Where you deboard the thruway, head directly North (basically across a large driveway, not more than 40 feet) and you enter the Plaza casino. Walking straight through the casino you will come to the main enterance on the right which is at the corner of Main & Fremont. The doorman will gladly have a cab pull around for you if there isn't one waiting. This walk is no more than 1/10 of a mile total and almost all inside which helps you avoid any panhandlers on the street.

Here is a map of the area:

http://maps.google.com/maps?f=d&source...mp;t=h&z=18

If you need to catch a bus, there is a bus stop another 300 feet North of the main enterance. The 108 will take you to the Sahara Monorail Station, convention center, the airport, and UNLV.


----------



## jmbgeg (Nov 24, 2009)

dart330 said:


> jmbgeg said:
> 
> 
> > I have walked that block several times after attempts to hail a cab in front of the Greyhound station took over 15 minutes.
> ...


Good guidance. Thanks. How come they don't have a streetside can stand in front of the Greyhound station?


----------



## the_traveler (Nov 24, 2009)

jmbgeg said:


> How come they don't have a streetside can stand in front of the Greyhound station?

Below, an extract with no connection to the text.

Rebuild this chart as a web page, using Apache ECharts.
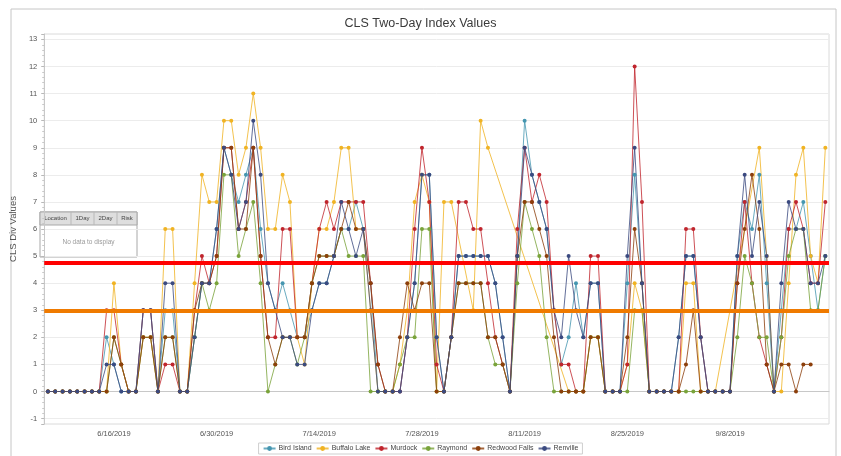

I wonder that too! Not to say that people riding Greyhound are low life, but it would seem that a transportation center should have a taxi stand. (The airport does. And the train station did - OK it was at the Union Plaza!)


----------



## dart330 (Nov 24, 2009)

the_traveler said:


> jmbgeg said:
> 
> 
> > How come they don't have a streetside can stand in front of the Greyhound station?
> ...


From my experiences of walking through there to scope it out, doesn't look like most of clientele could afford to take a cab (and it doesn't help that vegas cabs are so expensive). If you are riding greyhound, you probably aren't staying on the strip or flying, so not a big demand for cabs there. Plus when it was built, that was where the action was, there was no need to take a cab anywhere else as everything downtown is within walking distance.


----------



## sechs (Nov 24, 2009)

jmbgeg said:


> What I would like to see for the Las Vegas Thruway is a set-up similar to San Francisco, where there is a series of stops and pick-ups (Fisherman's Wharf, Union Square, etc.) on a set route, instead of dropping the whole busload of passengers at Las Vegas Greyhound. There could be a stop Downtown Las Vegas near the Golden Nugget, a second at the Caesars Palace intersection on the strip and a third near the MGM Grand complex.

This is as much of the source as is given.